This began to dramatically change after the 1960s, with many of these activities no longer considered sinful in themselves, but only in excess. Sexual prohibitions have held, but even here there is a softening of attitude, with the traditional condemnation of homosexuality in particular considered by many to be “implausible” and offensive.
Madueme proposed that rather than laughing at the old moral codes of Christian colleges, we consider that their strict morality might inform, if not dictate, a better moral life for Christians today, when many Christians, both young and old, have become “flabby, weak, timid, oblivious to the spiritual warfare.” The problem of North American Christians today is “assimilation and conformity, and that starts looking very much like worldliness.”
In attempting to restore godliness to the contemporary Christian community, Madueme said that the explicit statements of the Bible transcend cultures and are binding; where the Bible is silent, there can be discretion.
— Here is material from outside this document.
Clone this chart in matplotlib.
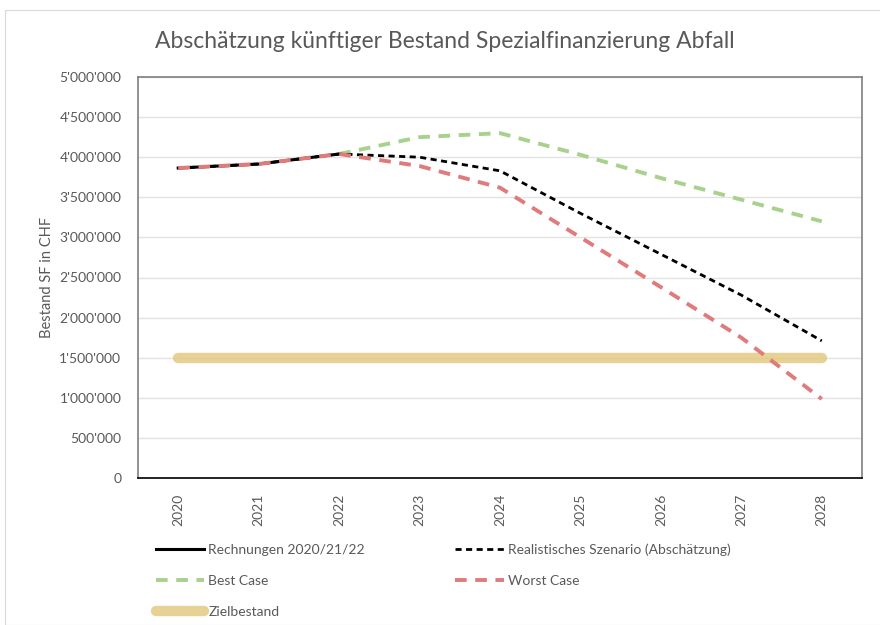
import matplotlib
matplotlib.use("Agg")
import matplotlib.pyplot as plt
from matplotlib.ticker import FuncFormatter, MultipleLocator
from matplotlib.patches import Rectangle

plt.rcParams['font.family'] = ['Lato', 'DejaVu Sans']

years = ['2020', '2021', '2022', '2023', '2024', '2025', '2026', '2027', '2028']
rechnungen = [3865000, 3915000, 4040000]
realistisch = [3865000, 3915000, 4040000, 4000000, 3830000, 3300000, 2790000, 2280000, 1710000]
best_case = [None, None, 4040000, 4250000, 4300000, 4030000, 3740000, 3470000, 3200000]
worst_case = [3865000, 3915000, 4040000, 3890000, 3620000, 3000000, 2380000, 1750000, 985000]
zielbestand = [1500000] * 9

grey = '#595959'

fig = plt.figure(figsize=(8.8, 6.25), dpi=100)
fig.patches.append(Rectangle((5 / 880, 0), 1, 1 - 10 / 625, transform=fig.transFigure,
                             fill=False, edgecolor='#D9D9D9', linewidth=0.8))
ax = fig.add_axes([138 / 880, 1 - 478 / 625, (862 - 138) / 880, (478 - 77) / 625])

x = list(range(len(years)))
best_x = [i for i, v in enumerate(best_case) if v is not None]
best_y = [v for v in best_case if v is not None]

l_ziel, = ax.plot(x, zielbestand, color='#E2C67A', lw=7.5, alpha=0.8,
                  solid_capstyle='round', label='Zielbestand', zorder=2)
l_rech, = ax.plot(x[:3], rechnungen, color='black', lw=2.2, label='Rechnungen 2020/21/22', zorder=3)
l_real, = ax.plot(x, realistisch, color='black', lw=2, ls=(0, (2.2, 1.6)),
                  label='Realistisches Szenario (Abschätzung)', zorder=4)
l_best, = ax.plot(best_x, best_y, color='#A9D18E', lw=2.8, ls=(0, (3, 2.2)), label='Best Case', zorder=3)
l_worst, = ax.plot(x, worst_case, color='#E07B7B', lw=2.8, ls=(0, (3, 2.2)), label='Worst Case', zorder=5)

ax.set_xlim(-0.5, len(years) - 0.5)
ax.set_ylim(0, 5000000)
ax.yaxis.set_major_locator(MultipleLocator(500000))
ax.yaxis.set_major_formatter(FuncFormatter(lambda v, p: f"{int(v):,}".replace(',', "'")))
ax.set_xticks(x)
ax.set_xticklabels(years, rotation=90)
ax.grid(axis='y', color='#E3E3E3', lw=1)
ax.set_axisbelow(True)

for s in ['left', 'right', 'top']:
    ax.spines[s].set_color('#7F7F7F')
    ax.spines[s].set_linewidth(1.2)
ax.spines['bottom'].set_color('black')
ax.spines['bottom'].set_linewidth(1.2)
ax.tick_params(axis='y', length=0, labelsize=10, colors=grey, pad=12)
ax.tick_params(axis='x', length=0, labelsize=10, colors=grey, pad=11)

ax.set_ylabel('Bestand SF in CHF', fontsize=10.5, color=grey, labelpad=4)
fig.text(445 / 880, 1 - 42 / 625, 'Abschätzung künftiger Bestand Spezialfinanzierung Abfall',
         ha='center', va='center', fontsize=16.5, color=grey)

handles = [l_rech, l_best, l_ziel, l_real, l_worst]
fig.legend(handles=handles, loc='upper left', bbox_to_anchor=(150 / 880, 1 - 538 / 625),
           ncol=2, frameon=False, fontsize=10, labelcolor=grey, handlelength=3.5,
           handletextpad=0.3, columnspacing=6.5, labelspacing=1.35, borderaxespad=0)

fig.savefig('out.png', dpi=100)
Consequently, traditional Christian sexual morality, at least insofar as it pertains to activity outside the natural marriage of man and woman, is binding for Christians today and at all times, whereas many other forms of entertainment and activities traditional Christians rejected as worldly, such as card playing or dancing, cannot be held to be always wrong. Nevertheless, entertainment which panders to sensual desires should be questioned, and the witness of earlier generations of Christians taken very seriously, Madueme said, because “worldliness distracts you from God.”
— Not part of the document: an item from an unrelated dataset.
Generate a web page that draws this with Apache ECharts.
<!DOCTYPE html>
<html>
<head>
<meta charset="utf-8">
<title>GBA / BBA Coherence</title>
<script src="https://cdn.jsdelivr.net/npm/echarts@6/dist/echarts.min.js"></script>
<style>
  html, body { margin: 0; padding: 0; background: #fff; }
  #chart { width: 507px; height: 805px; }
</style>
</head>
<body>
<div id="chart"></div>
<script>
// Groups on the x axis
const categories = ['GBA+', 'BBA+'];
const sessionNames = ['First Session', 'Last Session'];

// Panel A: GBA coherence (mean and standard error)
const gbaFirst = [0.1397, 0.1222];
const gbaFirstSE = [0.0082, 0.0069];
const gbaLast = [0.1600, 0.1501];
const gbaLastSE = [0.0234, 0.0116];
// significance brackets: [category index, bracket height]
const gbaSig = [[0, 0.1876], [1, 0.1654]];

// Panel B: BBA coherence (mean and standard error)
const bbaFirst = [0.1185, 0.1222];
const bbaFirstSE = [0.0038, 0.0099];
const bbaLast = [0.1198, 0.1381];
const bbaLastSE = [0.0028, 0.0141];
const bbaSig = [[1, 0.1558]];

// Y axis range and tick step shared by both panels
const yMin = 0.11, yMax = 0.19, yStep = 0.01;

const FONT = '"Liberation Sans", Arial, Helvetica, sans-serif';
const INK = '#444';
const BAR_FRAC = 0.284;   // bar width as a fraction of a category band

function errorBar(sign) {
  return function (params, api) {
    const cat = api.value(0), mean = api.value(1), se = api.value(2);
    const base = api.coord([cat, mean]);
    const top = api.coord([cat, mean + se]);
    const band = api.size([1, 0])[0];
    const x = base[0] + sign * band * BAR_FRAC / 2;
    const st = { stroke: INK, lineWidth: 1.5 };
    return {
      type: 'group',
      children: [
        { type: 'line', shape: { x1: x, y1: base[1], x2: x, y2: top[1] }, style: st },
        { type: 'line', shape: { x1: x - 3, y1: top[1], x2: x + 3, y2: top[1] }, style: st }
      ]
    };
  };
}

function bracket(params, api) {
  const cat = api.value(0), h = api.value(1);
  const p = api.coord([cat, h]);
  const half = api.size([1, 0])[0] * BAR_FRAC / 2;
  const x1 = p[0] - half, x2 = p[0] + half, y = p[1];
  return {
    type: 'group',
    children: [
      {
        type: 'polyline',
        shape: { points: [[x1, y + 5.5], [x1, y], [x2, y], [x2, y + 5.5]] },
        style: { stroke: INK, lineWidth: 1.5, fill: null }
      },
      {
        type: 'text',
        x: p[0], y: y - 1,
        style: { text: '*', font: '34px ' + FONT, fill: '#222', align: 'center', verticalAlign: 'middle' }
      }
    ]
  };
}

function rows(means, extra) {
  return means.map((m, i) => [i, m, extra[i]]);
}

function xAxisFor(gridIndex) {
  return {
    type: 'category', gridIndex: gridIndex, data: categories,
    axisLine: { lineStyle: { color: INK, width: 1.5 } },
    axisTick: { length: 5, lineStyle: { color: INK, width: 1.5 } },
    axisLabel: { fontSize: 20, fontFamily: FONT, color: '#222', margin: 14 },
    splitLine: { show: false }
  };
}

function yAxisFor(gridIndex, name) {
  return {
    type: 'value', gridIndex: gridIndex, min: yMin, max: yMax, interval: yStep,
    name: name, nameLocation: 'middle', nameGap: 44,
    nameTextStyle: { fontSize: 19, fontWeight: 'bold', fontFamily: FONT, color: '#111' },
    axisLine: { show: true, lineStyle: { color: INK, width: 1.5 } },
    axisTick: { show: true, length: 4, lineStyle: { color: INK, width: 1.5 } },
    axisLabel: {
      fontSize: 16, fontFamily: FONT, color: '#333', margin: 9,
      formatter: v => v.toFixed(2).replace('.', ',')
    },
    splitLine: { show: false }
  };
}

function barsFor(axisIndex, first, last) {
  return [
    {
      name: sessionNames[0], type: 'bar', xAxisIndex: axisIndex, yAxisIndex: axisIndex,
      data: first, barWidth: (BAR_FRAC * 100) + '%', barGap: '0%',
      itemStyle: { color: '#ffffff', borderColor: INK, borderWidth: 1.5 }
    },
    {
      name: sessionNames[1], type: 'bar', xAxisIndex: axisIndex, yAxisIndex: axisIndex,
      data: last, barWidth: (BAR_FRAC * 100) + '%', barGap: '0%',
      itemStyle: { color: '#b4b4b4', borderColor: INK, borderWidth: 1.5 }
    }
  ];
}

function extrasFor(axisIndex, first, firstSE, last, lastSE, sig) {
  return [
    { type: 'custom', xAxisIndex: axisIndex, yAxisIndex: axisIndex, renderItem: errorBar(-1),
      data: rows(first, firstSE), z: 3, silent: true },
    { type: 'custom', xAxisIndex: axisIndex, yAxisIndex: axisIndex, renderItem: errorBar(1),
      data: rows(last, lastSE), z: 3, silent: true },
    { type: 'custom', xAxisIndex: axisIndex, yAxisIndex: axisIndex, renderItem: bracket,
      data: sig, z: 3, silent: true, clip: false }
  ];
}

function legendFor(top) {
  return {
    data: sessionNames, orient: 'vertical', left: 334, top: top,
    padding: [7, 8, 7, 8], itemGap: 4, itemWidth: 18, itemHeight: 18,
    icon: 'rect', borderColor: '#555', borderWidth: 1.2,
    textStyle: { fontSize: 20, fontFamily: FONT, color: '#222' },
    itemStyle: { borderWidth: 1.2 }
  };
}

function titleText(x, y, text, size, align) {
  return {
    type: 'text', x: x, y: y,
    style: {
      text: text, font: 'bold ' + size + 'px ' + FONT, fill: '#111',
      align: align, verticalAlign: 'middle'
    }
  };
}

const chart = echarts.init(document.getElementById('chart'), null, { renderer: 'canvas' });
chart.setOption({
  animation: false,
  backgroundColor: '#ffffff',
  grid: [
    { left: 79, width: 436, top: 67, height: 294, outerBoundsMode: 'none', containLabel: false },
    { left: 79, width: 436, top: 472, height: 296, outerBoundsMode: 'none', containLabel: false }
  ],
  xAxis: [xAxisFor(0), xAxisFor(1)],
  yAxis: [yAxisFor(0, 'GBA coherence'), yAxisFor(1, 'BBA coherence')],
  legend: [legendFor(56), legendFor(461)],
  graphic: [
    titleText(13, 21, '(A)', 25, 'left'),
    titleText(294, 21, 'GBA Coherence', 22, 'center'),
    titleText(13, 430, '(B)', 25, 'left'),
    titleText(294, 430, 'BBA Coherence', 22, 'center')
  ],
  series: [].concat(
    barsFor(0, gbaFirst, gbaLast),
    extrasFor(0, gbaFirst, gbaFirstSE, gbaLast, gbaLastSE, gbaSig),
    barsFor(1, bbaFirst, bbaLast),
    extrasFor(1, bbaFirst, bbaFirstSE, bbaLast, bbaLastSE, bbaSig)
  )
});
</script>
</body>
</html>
Breakout of some of the Biblical passages in the link above is in order for emphasis:
From the words of Jesus (Mk. 7:21-23): For from within, out of the heart of man, come evil thoughts, sexual immorality, theft, murder, adultery, coveting, wickedness, deceit, sensuality, envy, slander, pride, foolishness. All these evil things come from within, and they defile a person.
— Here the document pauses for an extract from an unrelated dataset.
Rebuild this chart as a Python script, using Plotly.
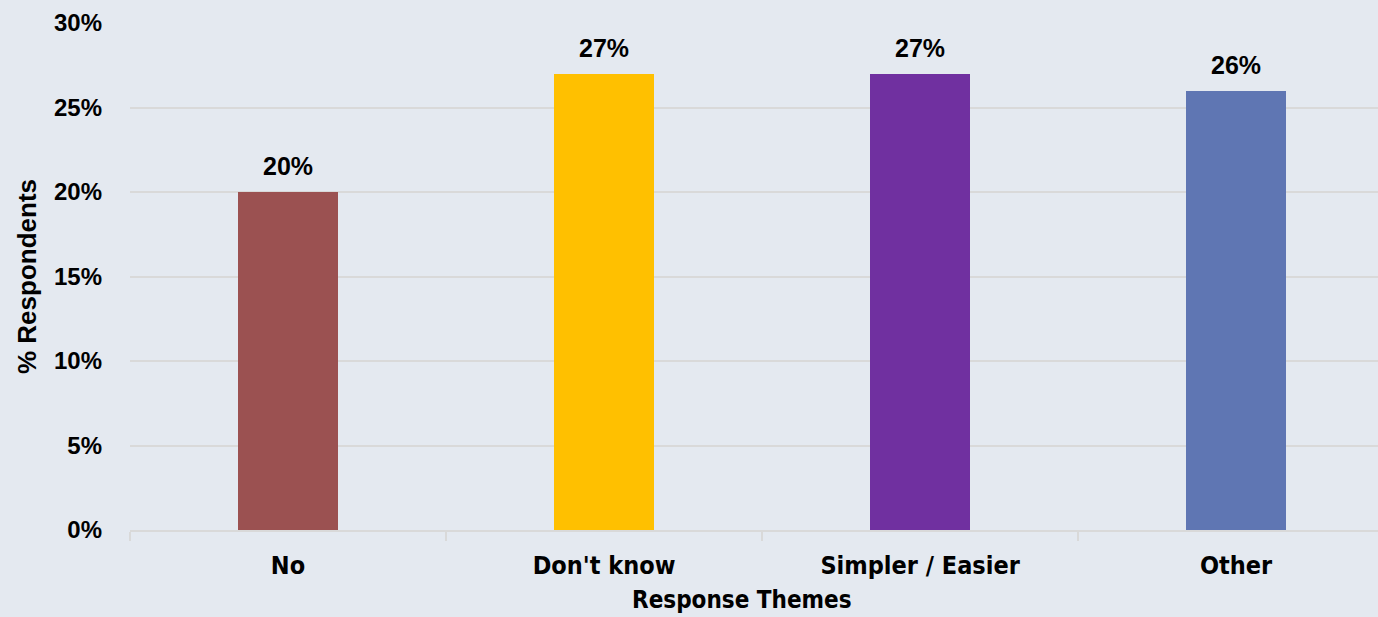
import plotly.graph_objects as go

categories = ["No", "Don't know", "Simpler / Easier", "Other"]
values = [20, 27, 27, 26]
colors = ["#9B5151", "#FFC000", "#7030A0", "#5F76B3"]
tick_vals = [0, 5, 10, 15, 20, 25, 30]
tick_text = ["<b>0%</b>", "<b>5%</b>", "<b>10%</b>", "<b>15%</b>", "<b>20%</b>", "<b>25%</b>", "<b>30%</b>"]

BG = "#E4E9F0"
cond = "DejaVu Sans Condensed, Liberation Sans Narrow, Arial Narrow, sans-serif"
sans = "Liberation Sans, Arial, sans-serif"

fig = go.Figure()
fig.add_trace(go.Bar(
    x=categories, y=values, marker=dict(color=colors, line=dict(width=0)),
    width=0.316, showlegend=False, hoverinfo="skip",
))
for c, v in zip(categories, values):
    fig.add_annotation(x=c, y=v, text="<b>%d%%</b>" % v, showarrow=False,
                       yanchor="bottom", yshift=10,
                       font=dict(family=sans, size=25, color="#000000"))

fig.add_annotation(xref="paper", yref="paper", x=0.4904, y=-0.138, yanchor="middle",
                   text="<b>Response Themes</b>", showarrow=False,
                   font=dict(family=cond, size=24, color="#000000"))

fig.update_layout(
    width=1378, height=617,
    margin=dict(l=130, r=0, t=23, b=87),
    paper_bgcolor=BG, plot_bgcolor=BG,
    bargap=0,
    xaxis=dict(
        range=[-0.5, 3.449], showgrid=False, showline=True, linecolor="#D9D9D9", linewidth=2,
        ticks="outside", tickson="boundaries", ticklen=9, tickcolor="#D9D9D9", tickwidth=2,
        ticktext=["<b>%s</b>" % c for c in categories], tickvals=categories,
        ticklabelstandoff=12,
        tickfont=dict(family=cond, size=25, color="#000000"),
        fixedrange=True,
    ),
    yaxis=dict(
        range=[0, 30], tickvals=tick_vals, ticktext=tick_text,
        showgrid=True, gridcolor="#D9D9D9", gridwidth=2, zeroline=False,
        showline=False, ticks="", ticklabelstandoff=27,
        tickfont=dict(family=sans, size=24, color="#000000"),
        title=dict(text="<b>% Respondents</b>", font=dict(family=sans, size=26, color="#000000"), standoff=9),
        fixedrange=True,
    ),
)
fig.write_html("out.html")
Rm. 13:13: Let us walk properly as in the daytime, not in orgies and drunkenness, not in sexual immorality and sensuality, not in quarreling and jealousy.
II Cor. 12:21: I fear that when I come again my God may humble me before you, and I may have to mourn over many of those who sinned earlier and have not repented of the impurity, sexual immorality, and sensuality that they have practiced.
Eph. 4:19: They have become callous and have given themselves up to sensuality, greedy to practice every kind of impurity.
Madueme referred to the Canadian Christian writer Craig Gay, who has called worldliness “practical atheism.” This means “we practically live our lives as if God doesn’t exist.” Madueme also said in another extended quote “it might seem an extreme assertion at first, but I believe the challenge of living with popular culture may well be as serious for modern Christians as persecution and plagues were for the saints of earlier centuries … enemies that come loudly and visibly are usually much easier to fight … but the erosion of character, the spoiling of innocent pleasures, and the cheapening of life itself that often accompanied modern popular culture can occur so subtly that we believe nothing has happened. Christian concern about popular culture should be as much about the sensibilities that it encourages as about its content.”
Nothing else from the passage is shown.